On November 15, Meg will speak to judges at the Kitsap Conference Center in Bremerton – similar to the “Shark Tank” show, she said – as she argues her case for $ 20,000. The edg3 FUND competition, however, includes a live audience.

Sequim Bee Farm competes with Kodama Farm & Food Forest from Chimacum, Bremerton’s Wood Originals, Compost Manufacturing Alliance from Port Orchard and HandiMaps from Renton.

Meg said the peninsula firm achieved high visibility as a semi-finalist in 2016, with the bank producing a professional ad for it; a second was also shot recently.

“We didn’t win, but we never lost,” she said.

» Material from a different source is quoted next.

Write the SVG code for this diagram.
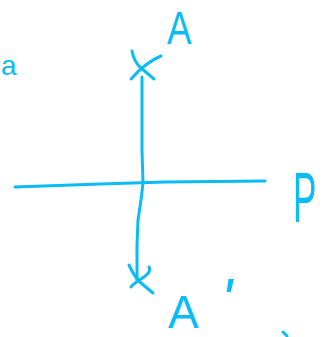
<svg xmlns="http://www.w3.org/2000/svg" width="334" height="337" viewBox="0 0 334 337">
<style>
.s{fill:none;stroke:#0abcf5;stroke-width:3;stroke-linecap:round;stroke-linejoin:round}
.t{fill:#0abcf5;font-family:"Liberation Sans","DejaVu Sans",sans-serif}
</style>
<rect width="334" height="337" fill="#ffffff"/>
<g id="sketch">
<path class="s" d="M15,187 L100,184 L165,182 L265,181"/>
<path class="s" d="M142,77 L142,150 L143,183 L141,200 L138,220 L137,245 L137,282"/>
<path class="s" d="M132,51 Q134,62 141,68 L154,79"/>
<path class="s" d="M161,56 Q146,62 131,79"/>
<path class="s" d="M129,265 Q135,278 141,283 L153,293"/>
<path class="s" d="M149,267 Q152,272 141,279 Q133,284 131,287"/>
<path class="s" d="M283,332 L287,336"/>
</g>
<g id="labels">
<text class="t" x="1" y="75" font-size="28">a</text>
<text class="t" x="167" y="44" font-size="46" transform="translate(167 44) scale(0.8 1) translate(-167 -44)">A</text>
<text class="t" x="293" y="222" font-size="70" transform="translate(293 222) scale(0.5 1) translate(-293 -222)">P</text>
<text class="t" x="168" y="328" font-size="46">A<tspan dx="22" dy="-8" font-size="60" font-style="italic">'</tspan></text>
</g>
</svg>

Meg said the competition is getting better every year.

“They are not going to go wrong choosing one of the five of us,” she said.

Fly above

In 2016, the DePews were the victims of a major vandalism where 20 of their beehives were killed in their home.

Meg said they did not apply to the competition in 2017 because they believed they would still be recovering.

“But we went way beyond that,” she said.

This year, the DePews have overseen more than 80 beehives in the area, and Sequim Bee Farm’s honey can be found in stores in three counties. The couple also shared their time selling in both Sequim and Port Angeles farmers markets.

Along with the sales growth, the couple have won several awards, including a 2018 Good Food Award for their Snowberry Rose Honey. This is the third year in a row that they have won an award from the Good Food Foundation.

“We’re growing fast and people are looking for our honey,” Meg said.

Lavender effect

Sequim Bee Farm also continues to help Sequim’s lavender industry thrive. In recent years, Buddy has taken over bee management for nine lavender farms, including Purple Haze Lavender Farm, Jardin du Soleil Lavender Farm, Cedarbrook Lavender & Herb Farm, Sunshine Herb & Lavender Farm, B&B Family Farm, Washington Lavender Farm, Lost Mountain Lavender Farm and garden of big cats and gifts. He recently added Meli’s Lavender Farm.

Buddy said his friend Ed Giersch, owner of Lavender Skep Apiary, wanted to cut his expenses and got him to take care of the lavender side of beekeeping.

He continues to prepare honey from each farm for future products.

Contest consideration

As a small business, the DePews said making $ 20,000 could save them time and money.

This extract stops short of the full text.